== RECORD EXTRACTS ==
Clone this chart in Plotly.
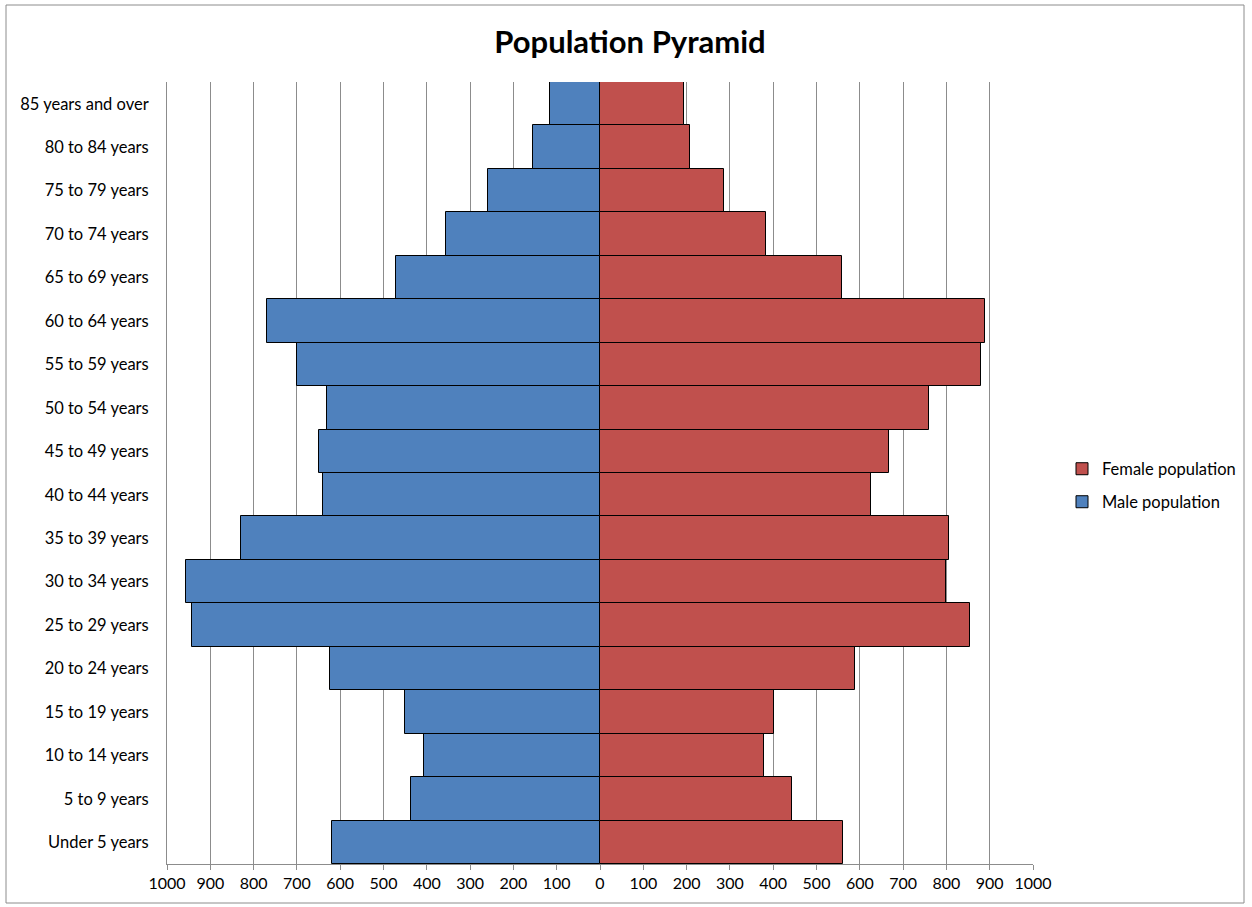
import plotly.graph_objects as go

age_groups = ["Under 5 years", "5 to 9 years", "10 to 14 years", "15 to 19 years",
              "20 to 24 years", "25 to 29 years", "30 to 34 years", "35 to 39 years",
              "40 to 44 years", "45 to 49 years", "50 to 54 years", "55 to 59 years",
              "60 to 64 years", "65 to 69 years", "70 to 74 years", "75 to 79 years",
              "80 to 84 years", "85 years and over"]
male = [619, 436, 407, 450, 624, 942, 956, 828, 640, 649, 630, 700, 770, 471, 356, 258, 155, 115]
female = [561, 443, 378, 401, 590, 854, 800, 807, 626, 667, 760, 879, 888, 558, 383, 287, 208, 195]
tick_values = list(range(-1000, 1001, 100))
tick_labels = [str(abs(v)) for v in tick_values]

W, H = 1252, 907
L, R, T, B = 167, 1033, 82, 864
FONT = "Lato, 'Open Sans', sans-serif"

fig = go.Figure()
fig.add_trace(go.Bar(
    y=age_groups, x=[-v for v in male], orientation="h", name="Male population",
    marker=dict(color="#4F81BD", line=dict(color="#000000", width=1)),
    customdata=male, hovertemplate="%{y}: %{customdata}<extra>Male</extra>",
    legend="legend2"))
fig.add_trace(go.Bar(
    y=age_groups, x=female, orientation="h", name="Female population",
    marker=dict(color="#C0504D", line=dict(color="#000000", width=1)),
    hovertemplate="%{y}: %{x}<extra>Female</extra>",
    legend="legend"))

pw, ph = R - L, B - T
def px_x(p):
    return (p - L) / pw
def px_y(p):
    return (B - p) / ph

legend_common = dict(xanchor="left", yanchor="middle", font=dict(size=16.5, family=FONT),
                     bgcolor="rgba(0,0,0,0)", itemwidth=30)

fig.update_layout(
    width=W, height=H,
    margin=dict(l=L, r=W - R, t=T, b=H - B, autoexpand=False),
    barmode="relative", bargap=0,
    paper_bgcolor="white", plot_bgcolor="white",
    font=dict(family=FONT, size=16.5, color="#000000"),
    title=dict(text="<b>Population Pyramid</b>", x=630 / W, xanchor="center",
               y=1 - 42 / H, yanchor="middle",
               font=dict(size=31, family=FONT, color="#000000")),
    xaxis=dict(range=[-1000, 1000], tickvals=tick_values, ticktext=tick_labels,
               showgrid=True, gridcolor="#8C8C8C", gridwidth=1,
               showline=True, linecolor="#8C8C8C", linewidth=1,
               ticks="outside", ticklen=5, tickcolor="#8C8C8C",
               zeroline=False, tickfont=dict(size=16), fixedrange=True),
    yaxis=dict(categoryorder="array", categoryarray=age_groups,
               showline=True, linecolor="#8C8C8C", linewidth=1, mirror=False,
               ticks="", showgrid=False, tickfont=dict(size=16.5),
               ticklabelstandoff=14, fixedrange=True),
    legend=dict(x=px_x(1062), y=px_y(469), **legend_common),
    legend2=dict(x=px_x(1062), y=px_y(502), **legend_common),
    showlegend=True,
    shapes=[dict(type="rect", xref="paper", yref="paper",
                 x0=px_x(6), x1=px_x(1244), y0=px_y(903), y1=px_y(5),
                 line=dict(color="#8C8C8C", width=1), layer="below")],
)

fig.write_html("out.html")
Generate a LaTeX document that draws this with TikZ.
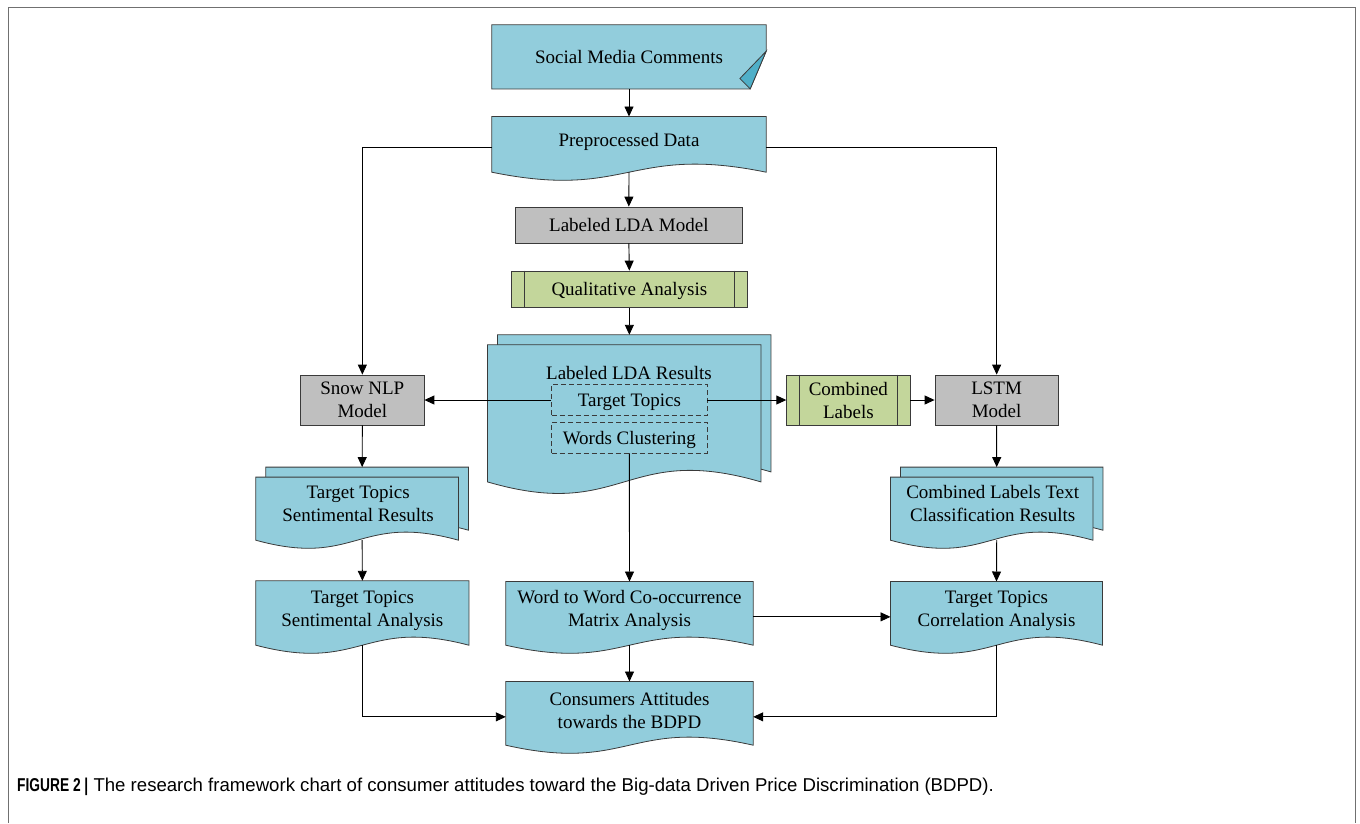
===
Each line above is to be copied verbatim. Drop any image from the copy.

▸ **RESPONSE TO THE TASK**
Clone this chart in Plotly.
import plotly.graph_objects as go

age_groups = ["Under 5 years", "5 to 9 years", "10 to 14 years", "15 to 19 years",
              "20 to 24 years", "25 to 29 years", "30 to 34 years", "35 to 39 years",
              "40 to 44 years", "45 to 49 years", "50 to 54 years", "55 to 59 years",
              "60 to 64 years", "65 to 69 years", "70 to 74 years", "75 to 79 years",
              "80 to 84 years", "85 years and over"]
male = [619, 436, 407, 450, 624, 942, 956, 828, 640, 649, 630, 700, 770, 471, 356, 258, 155, 115]
female = [561, 443, 378, 401, 590, 854, 800, 807, 626, 667, 760, 879, 888, 558, 383, 287, 208, 195]
tick_values = list(range(-1000, 1001, 100))
tick_labels = [str(abs(v)) for v in tick_values]

W, H = 1252, 907
L, R, T, B = 167, 1033, 82, 864
FONT = "Lato, 'Open Sans', sans-serif"

fig = go.Figure()
fig.add_trace(go.Bar(
    y=age_groups, x=[-v for v in male], orientation="h", name="Male population",
    marker=dict(color="#4F81BD", line=dict(color="#000000", width=1)),
    customdata=male, hovertemplate="%{y}: %{customdata}<extra>Male</extra>",
    legend="legend2"))
fig.add_trace(go.Bar(
    y=age_groups, x=female, orientation="h", name="Female population",
    marker=dict(color="#C0504D", line=dict(color="#000000", width=1)),
    hovertemplate="%{y}: %{x}<extra>Female</extra>",
    legend="legend"))

pw, ph = R - L, B - T
def px_x(p):
    return (p - L) / pw
def px_y(p):
    return (B - p) / ph

legend_common = dict(xanchor="left", yanchor="middle", font=dict(size=16.5, family=FONT),
                     bgcolor="rgba(0,0,0,0)", itemwidth=30)

fig.update_layout(
    width=W, height=H,
    margin=dict(l=L, r=W - R, t=T, b=H - B, autoexpand=False),
    barmode="relative", bargap=0,
    paper_bgcolor="white", plot_bgcolor="white",
    font=dict(family=FONT, size=16.5, color="#000000"),
    title=dict(text="<b>Population Pyramid</b>", x=630 / W, xanchor="center",
               y=1 - 42 / H, yanchor="middle",
               font=dict(size=31, family=FONT, color="#000000")),
    xaxis=dict(range=[-1000, 1000], tickvals=tick_values, ticktext=tick_labels,
               showgrid=True, gridcolor="#8C8C8C", gridwidth=1,
               showline=True, linecolor="#8C8C8C", linewidth=1,
               ticks="outside", ticklen=5, tickcolor="#8C8C8C",
               zeroline=False, tickfont=dict(size=16), fixedrange=True),
    yaxis=dict(categoryorder="array", categoryarray=age_groups,
               showline=True, linecolor="#8C8C8C", linewidth=1, mirror=False,
               ticks="", showgrid=False, tickfont=dict(size=16.5),
               ticklabelstandoff=14, fixedrange=True),
    legend=dict(x=px_x(1062), y=px_y(469), **legend_common),
    legend2=dict(x=px_x(1062), y=px_y(502), **legend_common),
    showlegend=True,
    shapes=[dict(type="rect", xref="paper", yref="paper",
                 x0=px_x(6), x1=px_x(1244), y0=px_y(903), y1=px_y(5),
                 line=dict(color="#8C8C8C", width=1), layer="below")],
)

fig.write_html("out.html")
Generate a LaTeX document that draws this with TikZ.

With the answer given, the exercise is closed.